● Extracted data:
'''
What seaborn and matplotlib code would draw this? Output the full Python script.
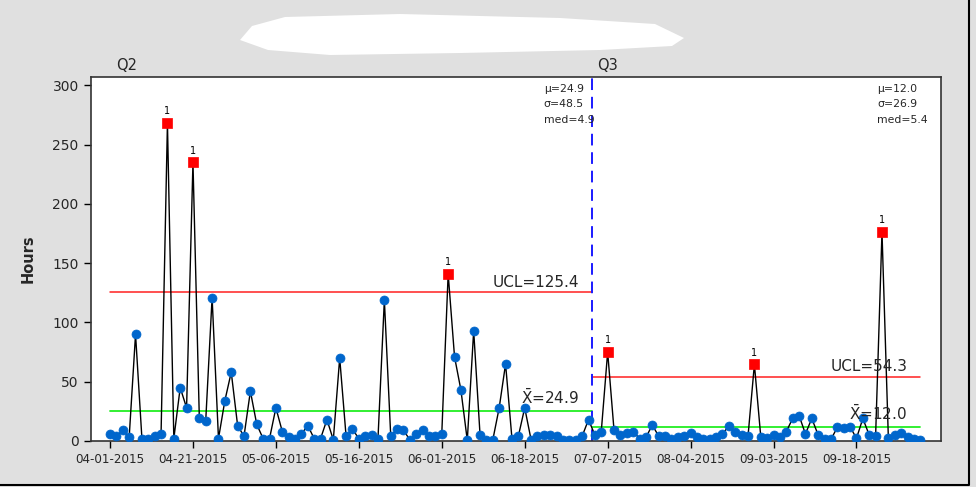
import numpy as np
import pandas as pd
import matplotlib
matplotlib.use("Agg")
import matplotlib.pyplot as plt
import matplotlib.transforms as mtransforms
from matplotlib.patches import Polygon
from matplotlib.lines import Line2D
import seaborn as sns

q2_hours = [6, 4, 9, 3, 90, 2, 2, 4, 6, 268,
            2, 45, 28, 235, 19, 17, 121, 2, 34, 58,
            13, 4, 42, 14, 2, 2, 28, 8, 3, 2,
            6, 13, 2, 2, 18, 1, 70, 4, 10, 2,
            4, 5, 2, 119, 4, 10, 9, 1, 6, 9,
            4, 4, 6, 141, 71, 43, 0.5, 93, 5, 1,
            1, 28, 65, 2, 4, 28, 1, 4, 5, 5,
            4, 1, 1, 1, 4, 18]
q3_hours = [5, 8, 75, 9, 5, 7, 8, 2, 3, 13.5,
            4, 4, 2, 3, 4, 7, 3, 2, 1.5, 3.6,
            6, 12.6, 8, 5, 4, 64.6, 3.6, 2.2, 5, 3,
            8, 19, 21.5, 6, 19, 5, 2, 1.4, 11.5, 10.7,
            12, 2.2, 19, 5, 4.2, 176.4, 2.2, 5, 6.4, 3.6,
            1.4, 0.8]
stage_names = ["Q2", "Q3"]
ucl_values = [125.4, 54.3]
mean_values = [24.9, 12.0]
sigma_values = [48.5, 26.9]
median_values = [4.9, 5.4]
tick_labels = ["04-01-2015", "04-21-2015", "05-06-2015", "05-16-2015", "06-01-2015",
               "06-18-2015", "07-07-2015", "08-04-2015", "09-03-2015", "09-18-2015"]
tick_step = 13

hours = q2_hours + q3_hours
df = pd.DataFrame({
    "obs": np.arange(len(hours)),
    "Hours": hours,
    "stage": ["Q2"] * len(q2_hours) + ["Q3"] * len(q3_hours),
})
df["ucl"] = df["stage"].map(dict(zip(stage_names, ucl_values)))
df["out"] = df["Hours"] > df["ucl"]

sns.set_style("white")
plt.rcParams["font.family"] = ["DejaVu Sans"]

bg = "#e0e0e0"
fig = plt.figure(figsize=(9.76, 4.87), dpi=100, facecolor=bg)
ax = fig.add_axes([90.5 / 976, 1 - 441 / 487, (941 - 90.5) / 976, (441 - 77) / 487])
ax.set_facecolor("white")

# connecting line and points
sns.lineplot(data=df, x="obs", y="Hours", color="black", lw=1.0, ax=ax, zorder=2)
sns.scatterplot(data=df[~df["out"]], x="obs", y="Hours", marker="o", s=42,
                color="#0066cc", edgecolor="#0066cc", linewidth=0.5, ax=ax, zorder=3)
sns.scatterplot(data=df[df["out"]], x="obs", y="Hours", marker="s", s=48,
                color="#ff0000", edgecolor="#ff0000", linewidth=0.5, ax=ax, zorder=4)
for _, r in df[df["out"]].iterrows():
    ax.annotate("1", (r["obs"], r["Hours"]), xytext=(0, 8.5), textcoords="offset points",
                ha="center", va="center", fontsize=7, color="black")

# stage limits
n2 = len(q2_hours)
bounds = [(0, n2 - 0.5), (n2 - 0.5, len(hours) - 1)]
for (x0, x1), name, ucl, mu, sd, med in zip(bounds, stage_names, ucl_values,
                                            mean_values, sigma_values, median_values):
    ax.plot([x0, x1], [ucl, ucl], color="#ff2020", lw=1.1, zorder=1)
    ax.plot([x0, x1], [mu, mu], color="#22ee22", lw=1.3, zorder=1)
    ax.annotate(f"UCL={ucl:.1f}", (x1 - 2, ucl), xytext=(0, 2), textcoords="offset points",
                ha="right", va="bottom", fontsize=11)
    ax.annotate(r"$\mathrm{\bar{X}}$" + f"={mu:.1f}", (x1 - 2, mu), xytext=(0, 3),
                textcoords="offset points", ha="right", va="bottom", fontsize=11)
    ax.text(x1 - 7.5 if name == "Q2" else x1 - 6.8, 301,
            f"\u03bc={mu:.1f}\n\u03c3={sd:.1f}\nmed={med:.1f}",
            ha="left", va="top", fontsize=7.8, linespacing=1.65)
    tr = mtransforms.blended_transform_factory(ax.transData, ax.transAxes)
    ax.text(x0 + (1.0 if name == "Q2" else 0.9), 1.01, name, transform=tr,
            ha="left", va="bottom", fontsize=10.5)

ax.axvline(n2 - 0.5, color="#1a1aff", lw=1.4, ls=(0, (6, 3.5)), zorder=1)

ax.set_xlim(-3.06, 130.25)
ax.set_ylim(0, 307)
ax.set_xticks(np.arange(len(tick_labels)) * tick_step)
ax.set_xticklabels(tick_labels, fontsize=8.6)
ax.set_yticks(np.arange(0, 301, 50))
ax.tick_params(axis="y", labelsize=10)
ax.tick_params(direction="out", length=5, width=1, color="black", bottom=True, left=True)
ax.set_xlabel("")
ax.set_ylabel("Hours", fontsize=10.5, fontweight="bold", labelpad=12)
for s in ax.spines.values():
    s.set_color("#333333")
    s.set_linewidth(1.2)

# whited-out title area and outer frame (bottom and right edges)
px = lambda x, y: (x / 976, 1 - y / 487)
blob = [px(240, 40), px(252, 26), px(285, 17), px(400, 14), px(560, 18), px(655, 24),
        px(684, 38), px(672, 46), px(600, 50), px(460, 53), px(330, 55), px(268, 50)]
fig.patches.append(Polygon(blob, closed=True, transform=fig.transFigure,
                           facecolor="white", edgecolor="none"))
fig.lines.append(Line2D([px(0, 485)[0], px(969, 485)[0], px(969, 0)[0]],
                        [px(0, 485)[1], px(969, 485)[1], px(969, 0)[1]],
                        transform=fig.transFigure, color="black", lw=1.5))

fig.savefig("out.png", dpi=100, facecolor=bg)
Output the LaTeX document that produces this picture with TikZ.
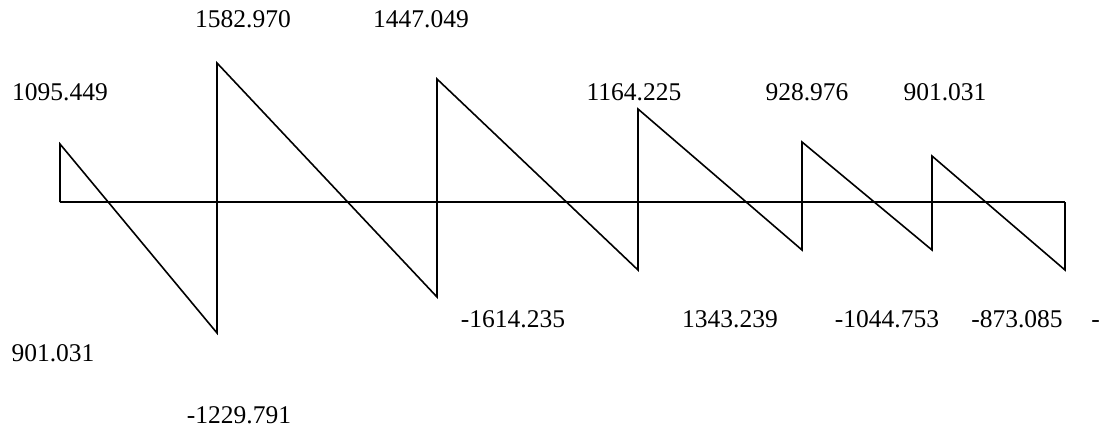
'''
● Problem: Take the data above and repeat it exactly, leaving each picture out.

● Finished task:
What seaborn and matplotlib code would draw this? Output the full Python script.
import numpy as np
import pandas as pd
import matplotlib
matplotlib.use("Agg")
import matplotlib.pyplot as plt
import matplotlib.transforms as mtransforms
from matplotlib.patches import Polygon
from matplotlib.lines import Line2D
import seaborn as sns

q2_hours = [6, 4, 9, 3, 90, 2, 2, 4, 6, 268,
            2, 45, 28, 235, 19, 17, 121, 2, 34, 58,
            13, 4, 42, 14, 2, 2, 28, 8, 3, 2,
            6, 13, 2, 2, 18, 1, 70, 4, 10, 2,
            4, 5, 2, 119, 4, 10, 9, 1, 6, 9,
            4, 4, 6, 141, 71, 43, 0.5, 93, 5, 1,
            1, 28, 65, 2, 4, 28, 1, 4, 5, 5,
            4, 1, 1, 1, 4, 18]
q3_hours = [5, 8, 75, 9, 5, 7, 8, 2, 3, 13.5,
            4, 4, 2, 3, 4, 7, 3, 2, 1.5, 3.6,
            6, 12.6, 8, 5, 4, 64.6, 3.6, 2.2, 5, 3,
            8, 19, 21.5, 6, 19, 5, 2, 1.4, 11.5, 10.7,
            12, 2.2, 19, 5, 4.2, 176.4, 2.2, 5, 6.4, 3.6,
            1.4, 0.8]
stage_names = ["Q2", "Q3"]
ucl_values = [125.4, 54.3]
mean_values = [24.9, 12.0]
sigma_values = [48.5, 26.9]
median_values = [4.9, 5.4]
tick_labels = ["04-01-2015", "04-21-2015", "05-06-2015", "05-16-2015", "06-01-2015",
               "06-18-2015", "07-07-2015", "08-04-2015", "09-03-2015", "09-18-2015"]
tick_step = 13

hours = q2_hours + q3_hours
df = pd.DataFrame({
    "obs": np.arange(len(hours)),
    "Hours": hours,
    "stage": ["Q2"] * len(q2_hours) + ["Q3"] * len(q3_hours),
})
df["ucl"] = df["stage"].map(dict(zip(stage_names, ucl_values)))
df["out"] = df["Hours"] > df["ucl"]

sns.set_style("white")
plt.rcParams["font.family"] = ["DejaVu Sans"]

bg = "#e0e0e0"
fig = plt.figure(figsize=(9.76, 4.87), dpi=100, facecolor=bg)
ax = fig.add_axes([90.5 / 976, 1 - 441 / 487, (941 - 90.5) / 976, (441 - 77) / 487])
ax.set_facecolor("white")

# connecting line and points
sns.lineplot(data=df, x="obs", y="Hours", color="black", lw=1.0, ax=ax, zorder=2)
sns.scatterplot(data=df[~df["out"]], x="obs", y="Hours", marker="o", s=42,
                color="#0066cc", edgecolor="#0066cc", linewidth=0.5, ax=ax, zorder=3)
sns.scatterplot(data=df[df["out"]], x="obs", y="Hours", marker="s", s=48,
                color="#ff0000", edgecolor="#ff0000", linewidth=0.5, ax=ax, zorder=4)
for _, r in df[df["out"]].iterrows():
    ax.annotate("1", (r["obs"], r["Hours"]), xytext=(0, 8.5), textcoords="offset points",
                ha="center", va="center", fontsize=7, color="black")

# stage limits
n2 = len(q2_hours)
bounds = [(0, n2 - 0.5), (n2 - 0.5, len(hours) - 1)]
for (x0, x1), name, ucl, mu, sd, med in zip(bounds, stage_names, ucl_values,
                                            mean_values, sigma_values, median_values):
    ax.plot([x0, x1], [ucl, ucl], color="#ff2020", lw=1.1, zorder=1)
    ax.plot([x0, x1], [mu, mu], color="#22ee22", lw=1.3, zorder=1)
    ax.annotate(f"UCL={ucl:.1f}", (x1 - 2, ucl), xytext=(0, 2), textcoords="offset points",
                ha="right", va="bottom", fontsize=11)
    ax.annotate(r"$\mathrm{\bar{X}}$" + f"={mu:.1f}", (x1 - 2, mu), xytext=(0, 3),
                textcoords="offset points", ha="right", va="bottom", fontsize=11)
    ax.text(x1 - 7.5 if name == "Q2" else x1 - 6.8, 301,
            f"\u03bc={mu:.1f}\n\u03c3={sd:.1f}\nmed={med:.1f}",
            ha="left", va="top", fontsize=7.8, linespacing=1.65)
    tr = mtransforms.blended_transform_factory(ax.transData, ax.transAxes)
    ax.text(x0 + (1.0 if name == "Q2" else 0.9), 1.01, name, transform=tr,
            ha="left", va="bottom", fontsize=10.5)

ax.axvline(n2 - 0.5, color="#1a1aff", lw=1.4, ls=(0, (6, 3.5)), zorder=1)

ax.set_xlim(-3.06, 130.25)
ax.set_ylim(0, 307)
ax.set_xticks(np.arange(len(tick_labels)) * tick_step)
ax.set_xticklabels(tick_labels, fontsize=8.6)
ax.set_yticks(np.arange(0, 301, 50))
ax.tick_params(axis="y", labelsize=10)
ax.tick_params(direction="out", length=5, width=1, color="black", bottom=True, left=True)
ax.set_xlabel("")
ax.set_ylabel("Hours", fontsize=10.5, fontweight="bold", labelpad=12)
for s in ax.spines.values():
    s.set_color("#333333")
    s.set_linewidth(1.2)

# whited-out title area and outer frame (bottom and right edges)
px = lambda x, y: (x / 976, 1 - y / 487)
blob = [px(240, 40), px(252, 26), px(285, 17), px(400, 14), px(560, 18), px(655, 24),
        px(684, 38), px(672, 46), px(600, 50), px(460, 53), px(330, 55), px(268, 50)]
fig.patches.append(Polygon(blob, closed=True, transform=fig.transFigure,
                           facecolor="white", edgecolor="none"))
fig.lines.append(Line2D([px(0, 485)[0], px(969, 485)[0], px(969, 0)[0]],
                        [px(0, 485)[1], px(969, 485)[1], px(969, 0)[1]],
                        transform=fig.transFigure, color="black", lw=1.5))

fig.savefig("out.png", dpi=100, facecolor=bg)
Output the LaTeX document that produces this picture with TikZ.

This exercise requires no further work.